Q. How much reserves are in the north slope?
- Bob Hurwitz, Hartford, Conn.
A. The short answer: about 35 to 36 billion barrels of crude oil and 137 trillion cubic feet of natural gas.
That compares with the 236 million barrels of crude oil Alaska produced in 2009, 96 percent of it from the North Slope. Alaska is second only to Texas in oil production.
But before we go any further, let's explain what crude oil reserves are. The most succinct description we found is at oilprices.org.
All the oil in an oil field is referred to as "oil in place." "Reserves" are considered the portion of that oil that's commercially recoverable through the latest technology.
Reserves are further classified into two major categories: "proved" and "unproved" reserves.
Proved or proven reserves are recoverable under prevailing political and economic conditions using current technology. They are 90 percent certain to be qualified as gettable.
Unproved reserves can be divided again, into categories such as probable and possible.
Next, let's explain the Alaska North Slope.
Like it sounds, the area slopes down toward the sea in a northerly direction starting along a mountainous region known as the Brooks Range.
The North Slope consists of five subdivisions: the Alaska National Wildlife Refuge; the Central Arctic area between the Colville and Canning rivers; the National Petroleum Reserve Alaska; the Beaufort Sea Outer Continental Shelf; and the Chukchi Sea Outer Continental Shelf.
By the end of 2007, Alaska North Slope oil fields had produced 15.7 billion barrels of oil, or about 72 percent of what's available from currently developed fields.
An estimated 6.1 billion barrels is still recoverable from these same fields, according the National Energy Technology Laboratory of the Department of Energy.
Here's the NETL's take on total North Slope reserves, from an April 2009 report: "the forecasts of economically recoverable oil ... including reserves growth in known fields, is 35 to 36 billion barrels."
Here are factors that would reduce that number, some of which are likely to transpire, the NETL says.

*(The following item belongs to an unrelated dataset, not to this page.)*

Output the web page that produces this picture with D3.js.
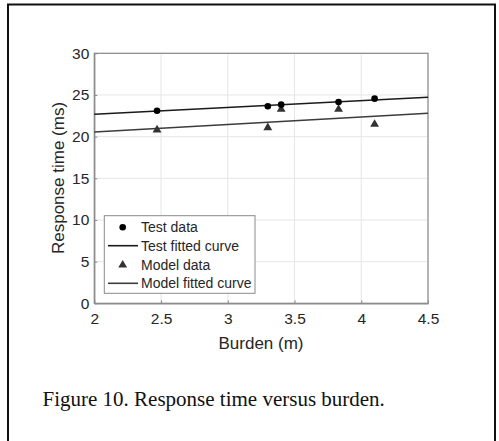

• If the environmentally sensitive ANWR area is removed from consideration, the estimate is reduced 6 billion to 7 billion barrels.
• Removal of ANWR and the Chukchi Sea area together cuts the estimate by 16 billion to 17 billion barrels.
• Removal of ANWR, Chukchi Sea and Beaufort Sea areas cuts the estimate by 20 billion to 21 billion barrels.
Issues that could bring about these reductions, NETL says, are land access; cleanup requirements; protection of bowhead whales and other species; and water and gravel availability for building ice roads, exploration pads and other infrastructure.